Redheads - Thanks that makes much more sense! I never really understood what was up with "not babyproofing" but that totally makes sense. That's pretty much what we do around here, so looks like I'm on track :)

Plowmanators said...

You are welcome to everyone!

Plowmanators said...


I think if it were me, I would have a policy for a while that he can't play out front without direct supervision. Tell him since he can't control himself to stay out of other people's things, that you or Daddy have to be out with him when he is playing where he can get to other people's things.

Then take the opportunity to remind him over and over while you are outside with him what is okay and what isn't.

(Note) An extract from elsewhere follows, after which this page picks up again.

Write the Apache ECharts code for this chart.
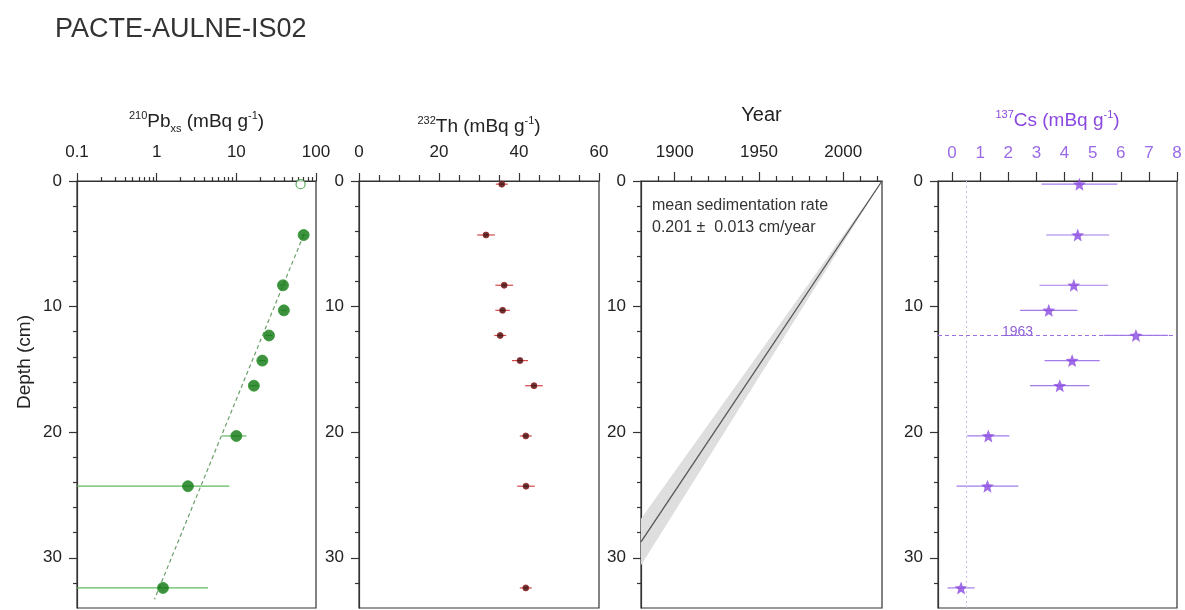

Once you think he has it, I would do the "ask and tell" approach I outlined last week. Each time before he goes out, tell him the rules. Also tell him what consequence will happen if he breaks the rules. Good luck!

Plowmanators said...

oh. Amanda. That stresses me out just thinking about it!

Plowmanators said...


Oh my goodness. I really don't know. I face similar situations. Perhaps I will post this as a "Help a Reader" out question to help us both!

Plowmanators said...

The Blocks,

I put all of my cleaner up high (I can barely reach it while standing on a chair). If I didn't have a place I could put it up high, then I would put it in a cabinet and lock it.

None of my cabinets or drawers have locks. In fact, when we moved in to this house 6 months ago, every cabinet and drawer had locks and we took them off.

It does take work initially. I trained all of my kids before age one to listen to my instruction. With all three children, I have never had a problem at all with cabinets and drawers not being locked. So from my experience, it can definitely be done.